Upverter, a Y Combinator-funded startup that just launched their beta, is a product that integrates electronic design with social collaboration. It's like SourceForge, or GitHub for hardware.
This is Fritzing, a open source project for online social hardware design. They will even print the circuit board for you and mail it to you.
Once you have social collaboration and the publishing and subscription of designs, schematics and code, you have the equivalent of View Source for hardware design. That, in turn, means that designers no longer have to start from scratch or from electronic textbooks or worry about asking noob questions on discussion boards. It's a model taken directly from how the Web grew.
The Arduino platform is probably the most mature and successful product to have come out of this type of collaborative technology environment.
It has become the reference platform that people extend to accomplish specific things. Here's the Ardupilot drone controller from the DIYDrones folks.

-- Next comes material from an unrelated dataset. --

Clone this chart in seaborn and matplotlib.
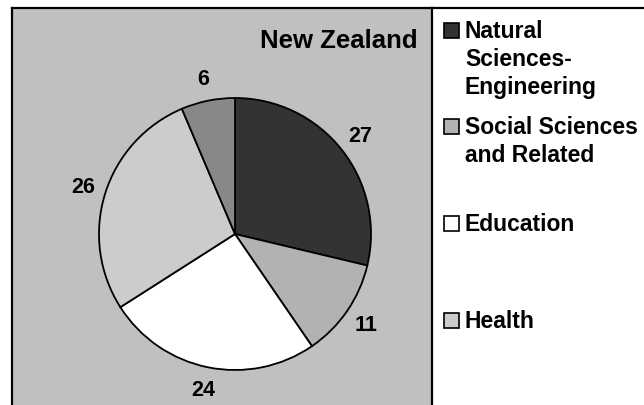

Here's one from All Power Labs that's used for precisely controlling an alternative energy gasifier unit.
Here's Google's Open Accessory development platform. It's also based on the Arduino.
There were microcontroller platforms before, but the Arduino's popularity and flexibility makes it the Linux of Internet of Things hardware. It is not the killer app, but it forms the bedrock on which applications are built.
The final component of the ecosystem is probably the most important and least developed. It's a marketing and distribution mechanism that allows people to sell hardware in low volumes so that they can gauge interest and generate operating income.
Kickstarter, in this instance, acts like a group buying site for products that don't exist yet, giving developers feedback about the popularity of their idea and teaching them how to position it for a market before they've made a single product.
Etsy allows very small run electronic products.
Even fab.com, which sells limited edition high design products like rugs and backpacks sells low run
These channels are immature, but they're becoming increasingly popular. In effect, they're doing an end run around the traditional consumer electronic ecosystem to address the long tail of electronics buyers. That also happens to be where much of the greatest innovation happens.
We've already seen such a combination of inexpensive infrastructure technologies coupled with online collaboration systems and a deployment and distribution mechanism that allows for rapid iteration with low overhead.
It's the core of the Lean Startup philosophy that's proven so successful in creating a bunch of new companies and services. If we look at Eric Ries' definition of what makes a lean startup, we can see all the pieces in this new ecosystem.
The tools are free and open. The costs for testing and assembly are low.
Object oriented hardware and social tools enable rapid iterative development, while cloud computing allows for rapid deployment of associated services.
Although they're immature, we're getting increasingly more low volume sales channels to test out ideas. I've singled out Kickstarter because in addition to sales, it provides feedback even before there are any sales, which is even more in line with the lean startup philosophy.